Here are just a few of the neighborhoods you'll want to check out while you're in Oakland:
With an upbeat, eclectic vibe, downtown Oakland is a hub for dining, entertainment, arts and culture. The city skyscrapers contrast with the many historical buildings, including the 1914 Cathedral Building, one of the nation's most well-known examples of Gothic Revival architecture.
Jack London District
This Oakland neighborhood is home to the second-oldest bar in California, Heinold's First and Last Chance Saloon, which served as a longtime writing spot for American author Jack London. From its waterfront location, you can see the entirety of the San Francisco Bay.
Uptown is dotted with classic Art Deco buildings, which have been revitalized with the addition of trendy boutiques and hip restaurants. The neighborhood's entertainment roots can be traced to the iconic Fox and Paramount theaters, which still host regular events.
The Rockridge neighborhood has been named one of the most pedestrian-friendly in the nation, and is home to many young families and couples. On the main strip you'll find Dreyer's Ice Cream Parlor, the birthplace of Rocky Road ice cream.
The majority of public schools in Oakland are served by the Oakland Unified School District, which offers both public and charter options. You'll also find several private schools in the area, including faith-based, specialized study and college prep campuses.

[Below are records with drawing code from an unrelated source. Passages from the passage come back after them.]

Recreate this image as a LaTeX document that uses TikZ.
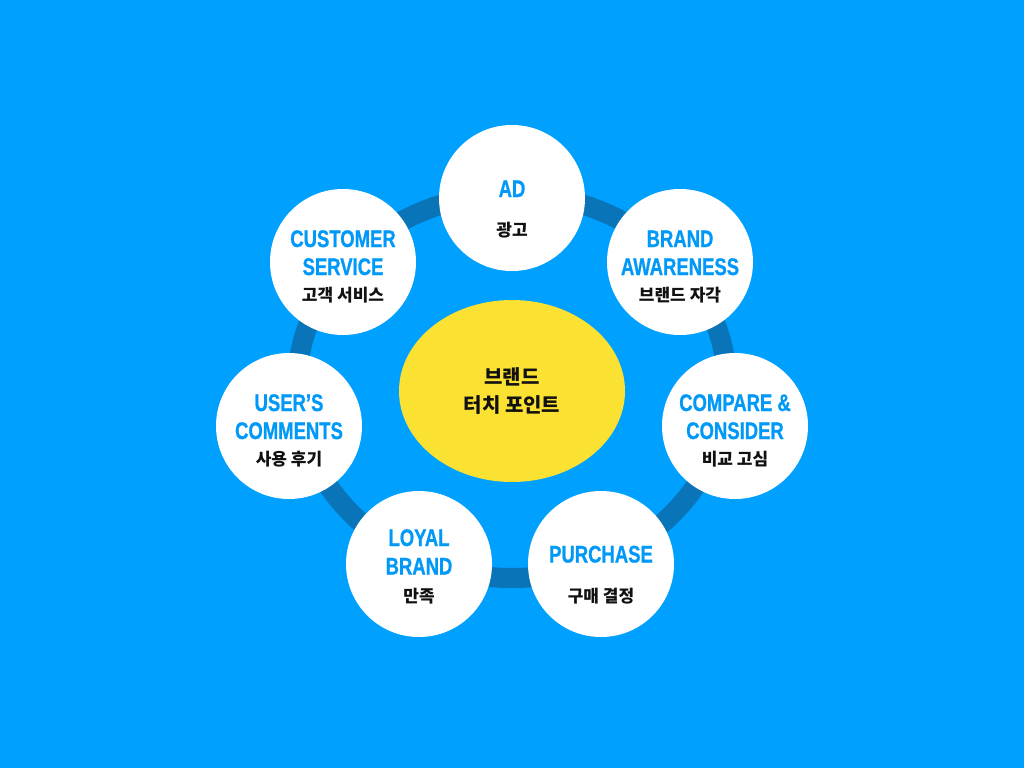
\documentclass[tikz,border=0pt]{standalone}
\usepackage{fontspec}
\usetikzlibrary{shapes.geometric}
\newfontfamily\enfont{Liberation Sans}[FakeStretch=0.77, FakeBold=0.8]
\newfontfamily\krfont{Noto Sans CJK KR}
\definecolor{bgblue}{HTML}{00A0FF}
\definecolor{ringblue}{HTML}{0A74B8}
\definecolor{txtblue}{HTML}{0099F8}
\definecolor{hubyellow}{HTML}{FAE132}
\definecolor{krtext}{HTML}{111111}
\begin{document}
\begin{tikzpicture}[x=1pt,y=1pt,
  bubble/.style={circle, fill=white, minimum size=146pt, inner sep=0pt},
  hub/.style={ellipse, fill=hubyellow, minimum width=226pt, minimum height=182pt, inner sep=0pt},
  entext/.style={font=\enfont\bfseries\fontsize{24}{24}\selectfont, text=txtblue, anchor=base, inner sep=0pt},
  krtxt/.style={font=\krfont\bfseries\fontsize{17}{17}\selectfont, text=krtext, anchor=base, inner sep=0pt},
  hubtxt/.style={font=\krfont\bfseries\fontsize{20}{20}\selectfont, text=krtext, anchor=base, inner sep=0pt},
  ringline/.style={draw=ringblue, line width=20pt}]
\fill[bgblue] (0,0) rectangle (1024,-768);
\useasboundingbox (0,0) rectangle (1024,-768);
\draw[ringline] (512,-386) ellipse [x radius=215, y radius=192];
\node[hub] (hub) at (512,-391) {};
\node[hubtxt] (hub1) at ([yshift=7pt]hub.center) {브랜드};
\node[hubtxt] (hub2) at ([yshift=-21pt]hub.center) {터치 포인트};
% AD
\node[bubble] (ad) at (512,-198) {};
\node[entext] (ad1) at ([yshift=1pt]ad.center) {AD};
\node[krtxt] (ad2) at ([yshift=-38pt]ad.center) {광고};
% Brand awareness
\node[bubble] (ba) at (680,-262) {};
\node[entext] (ba1) at ([yshift=15pt]ba.center) {BRAND};
\node[entext] (ba2) at ([yshift=-13pt]ba.center) {AWARENESS};
\node[krtxt] (ba3) at ([yshift=-39pt]ba.center) {브랜드 자각};
% Compare
\node[bubble] (cc) at (735,-426) {};
\node[entext] (cc1) at ([yshift=15pt]cc.center) {COMPARE \&};
\node[entext] (cc2) at ([yshift=-13pt]cc.center) {CONSIDER};
\node[krtxt] (cc3) at ([yshift=-39pt]cc.center) {비교 고심};
% Purchase
\node[bubble] (pu) at (601,-564) {};
\node[entext] (pu1) at ([yshift=1.5pt]pu.center) {PURCHASE};
\node[krtxt] (pu2) at ([yshift=-38.7pt]pu.center) {구매 결정};
% Loyal brand
\node[bubble] (lb) at (419,-564) {};
\node[entext] (lb1) at ([yshift=18pt]lb.center) {LOYAL};
\node[entext] (lb2) at ([yshift=-10.5pt]lb.center) {BRAND};
\node[krtxt] (lb3) at ([yshift=-38pt]lb.center) {만족};
% User's comments
\node[bubble] (uc) at (289,-426) {};
\node[entext] (uc1) at ([yshift=15pt]uc.center) {USER’S};
\node[entext] (uc2) at ([yshift=-13pt]uc.center) {COMMENTS};
\node[krtxt] (uc3) at ([yshift=-39pt]uc.center) {사용 후기};
% Customer service
\node[bubble] (cs) at (343,-262) {};
\node[entext] (cs1) at ([yshift=15pt]cs.center) {CUSTOMER};
\node[entext] (cs2) at ([yshift=-13pt]cs.center) {SERVICE};
\node[krtxt] (cs3) at ([yshift=-39pt]cs.center) {고객 서비스};
\end{tikzpicture}
\end{document}
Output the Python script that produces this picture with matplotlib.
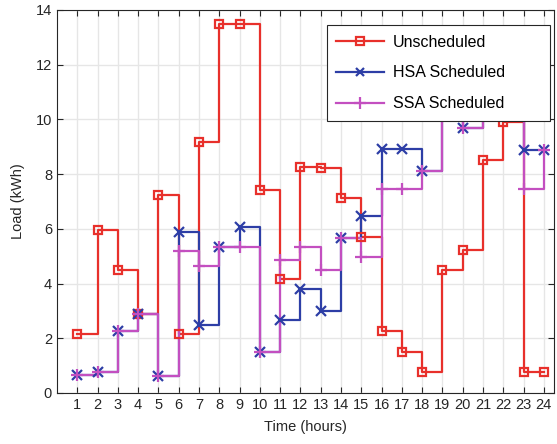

If you're seeking a college education, Oakland has several accredited colleges and universities to choose from, including the California College of the Arts, Lincoln University and a satellite campus of San Francisco State University.
Moving to Oakland
Here are a few helpful resources that can make your move to Oakland easier:
Utilities: Water services are managed by the East Bay Municipal Utility District, while natural gas and electricity is provided by Pacific Gas and Electric Company.
Garbage and Recycling: California Waste Solutions partners with Waste Management to provide curbside collection of trash, recycling and compost items. The Zero Waste Program specifically aims to maximize recycling and natural composting efforts, and you have the option of receiving free compost soil twice per year.
Transportation: Oakland has a range of intercity transit options, including bus and pedi-cab, and is also conveniently connected to neighboring San Francisco by the Bay Area Rapid Transit (BART) and the Alameda/Oakland Ferry. The city has consistently expanded efforts to make Oakland bicycle-friendly, and you can find thousands of bike parking spaces both downtown and through the neighboring suburbs.
Oakland Housing Options
Oakland is home to a large number of diverse neighborhoods, each one distinct in its geography, culture and affluence. The wealthier neighborhoods tend to be located along the northeast side of the city in the hills, while the flatlands and bay-area neighborhoods are more affordable. The median home price in Oakland is significantly higher than the national average. However, the wide range of housing options offers a variety of price points, so you can find something to fit your budget.